LOS ANGELES — Nine Democratic presidential candidates are taking a detour from a 2020 campaign roiled by the impeachment inquiry of President Donald Trump to make a play for support within a key party constituency: LGBTQ voters.
Leading candidates Joe Biden and Elizabeth Warren will be joined by seven other 2020 contenders at a televised forum devoted to LGBTQ issues, hosted by the Human Rights Campaign Foundation and broadcast partner CNN.
The foundation said in a statement that “2020 provides us the starkest choice in American history: to elect a pro-equality champion as president or to face four more years of a Trump-Pence administration that has attacked LGBTQ people at every opportunity.”
Candidates began releasing statements ahead of the event near downtown Los Angeles. Kamala Harris said she would appoint a chief advocate for LGBTQ affairs in the White House. Warren released a lengthy plan that she said would secure LGBTQ rights and equality. Bernie Sanders, who is recovering in Vermont after a heart attack and will not attend, said in a statement that the nation “must not let Donald Trump and the Supreme Court take us backward on LGBTQ rights.”

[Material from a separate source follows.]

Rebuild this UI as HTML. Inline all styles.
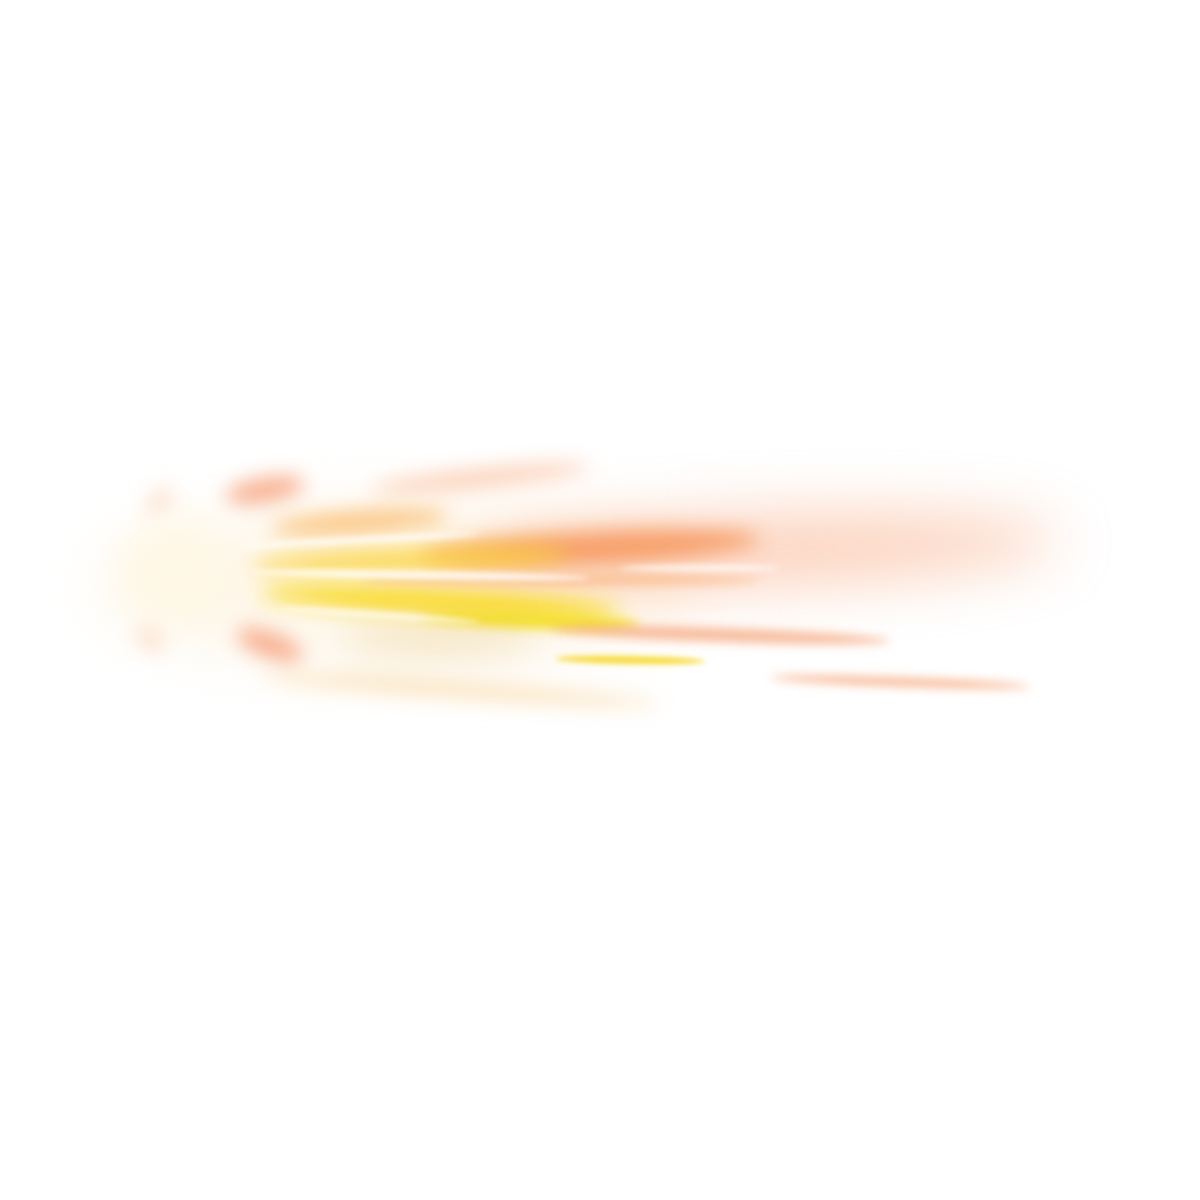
<!DOCTYPE html>
<html>
<head>
<meta charset="utf-8">
<style>
  html,body{margin:0;padding:0;background:#fff;width:1200px;height:1200px;overflow:hidden;}
  svg{display:block;}
</style>
</head>
<body>
<svg width="1200" height="1200" viewBox="0 0 1200 1200">
  <defs>
    <filter id="b30" x="-50%" y="-200%" width="200%" height="500%"><feGaussianBlur stdDeviation="30"/></filter>
    <filter id="b18" x="-50%" y="-200%" width="200%" height="500%"><feGaussianBlur stdDeviation="18"/></filter>
    <filter id="b10" x="-50%" y="-300%" width="200%" height="700%"><feGaussianBlur stdDeviation="10"/></filter>
    <filter id="b5" x="-50%" y="-400%" width="200%" height="900%"><feGaussianBlur stdDeviation="5"/></filter>
    <filter id="b3" x="-50%" y="-500%" width="200%" height="1100%"><feGaussianBlur stdDeviation="3"/></filter>
  </defs>
  <rect width="1200" height="1200" fill="#ffffff"/>
  <g>
    <ellipse cx="400" cy="585" rx="300" ry="80" fill="#fdf0d8" opacity="0.55" filter="url(#b30)"/>
    <!-- upper-right orange plume -->
    <ellipse cx="760" cy="550" rx="300" ry="34" fill="#f9b08a" opacity="0.6" filter="url(#b30)" transform="rotate(-2 760 550)"/>
    <ellipse cx="590" cy="548" rx="170" ry="16" fill="#f58a4a" opacity="0.75" filter="url(#b10)" transform="rotate(-3 590 548)"/>
    <!-- upper streaks -->
    <ellipse cx="480" cy="478" rx="110" ry="8" fill="#f7a070" opacity="0.55" filter="url(#b10)" transform="rotate(-6 480 478)"/>
    <ellipse cx="265" cy="490" rx="40" ry="12" fill="#f27a45" opacity="0.6" filter="url(#b10)" transform="rotate(-10 265 490)"/>
    <ellipse cx="360" cy="522" rx="90" ry="11" fill="#f9b35a" opacity="0.75" filter="url(#b10)" transform="rotate(-4 360 522)"/>
    <!-- yellow core -->
    <ellipse cx="410" cy="560" rx="160" ry="12" fill="#fbd23a" opacity="0.85" filter="url(#b10)" transform="rotate(-2 410 560)"/>
    <ellipse cx="440" cy="602" rx="180" ry="14" fill="#f9d81e" opacity="0.9" filter="url(#b10)" transform="rotate(3 440 602)"/>
    <ellipse cx="530" cy="620" rx="110" ry="8" fill="#f4e021" opacity="0.85" filter="url(#b5)" transform="rotate(2 530 620)"/>
    <ellipse cx="630" cy="660" rx="75" ry="4" fill="#f6d51c" opacity="0.85" filter="url(#b3)" transform="rotate(1 630 660)"/>
    <ellipse cx="560" cy="580" rx="200" ry="6" fill="#f9b07a" opacity="0.6" filter="url(#b5)"/>
    <!-- lower orange -->
    <ellipse cx="720" cy="635" rx="170" ry="7" fill="#f39a6a" opacity="0.65" filter="url(#b5)" transform="rotate(2 720 635)"/>
    <ellipse cx="900" cy="682" rx="130" ry="4" fill="#f4905a" opacity="0.7" filter="url(#b5)" transform="rotate(2 900 682)"/>
    <ellipse cx="270" cy="645" rx="35" ry="12" fill="#f2794a" opacity="0.6" filter="url(#b10)" transform="rotate(20 270 645)"/>
    <ellipse cx="460" cy="690" rx="200" ry="7" fill="#f6c270" opacity="0.5" filter="url(#b10)" transform="rotate(4 460 690)"/>
    <ellipse cx="440" cy="640" rx="100" ry="14" fill="#e0b860" opacity="0.35" filter="url(#b18)"/>
    <!-- origin -->
    <ellipse cx="175" cy="570" rx="55" ry="55" fill="#fff8e6" opacity="0.9" filter="url(#b18)"/>
    <ellipse cx="160" cy="500" rx="16" ry="8" fill="#f7b38a" opacity="0.45" filter="url(#b10)" transform="rotate(-40 160 500)"/>
    <ellipse cx="150" cy="640" rx="16" ry="8" fill="#f7b38a" opacity="0.45" filter="url(#b10)" transform="rotate(40 150 640)"/>
    <!-- white highlights -->
    <ellipse cx="420" cy="575" rx="170" ry="4" fill="#ffffff" opacity="0.85" filter="url(#b3)" transform="rotate(1 420 575)"/>
    <ellipse cx="360" cy="540" rx="120" ry="3" fill="#ffffff" opacity="0.8" filter="url(#b3)" transform="rotate(-3 360 540)"/>
    <ellipse cx="380" cy="615" rx="100" ry="3" fill="#ffffff" opacity="0.75" filter="url(#b3)" transform="rotate(4 380 615)"/>
    <ellipse cx="700" cy="568" rx="80" ry="3" fill="#ffffff" opacity="0.7" filter="url(#b3)"/>
  </g>
</svg>
</body>
</html>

The 2020 campaign is unfolding at a time when polling shows significant backing for LGBT rights. A Pew Research Center poll in March pegged Americans’ support for same-sex marriage at 61%. A Gallup poll found that 71% support allowing transgender people to serve in the military, a stance at odds with Trump’s efforts to sharply restrict their military presence.
In the 2016 presidential contest, Democrat Hillary Clinton dominated among voters who identified as lesbian, gay, bisexual or transgender in her loss to the Republican Trump.
Trump’s tenure has been a time of anxiety for many members of the LGBTQ community, who see gains in equality gained under former President Barack Obama being rolled back or threatened. The Supreme Court is weighing whether a landmark civil rights law protects LGBTQ people from discrimination in employment, and the Trump administration has reversed course from the Obama administration and has sided with employers who argue that the civil rights law does not protect LGBT people.
The administration also has moved to restrict military service by transgender men and women, proposed allowing certain homeless shelters to take gender identity into account in offering someone a bed for the night and concluded in a 2017 Justice Department memo that federal civil rights law does not protect transgender people from discrimination at work.
The foundation said it was the first time in history that a major cable news network will air a presidential event devoted to LGBTQ issues.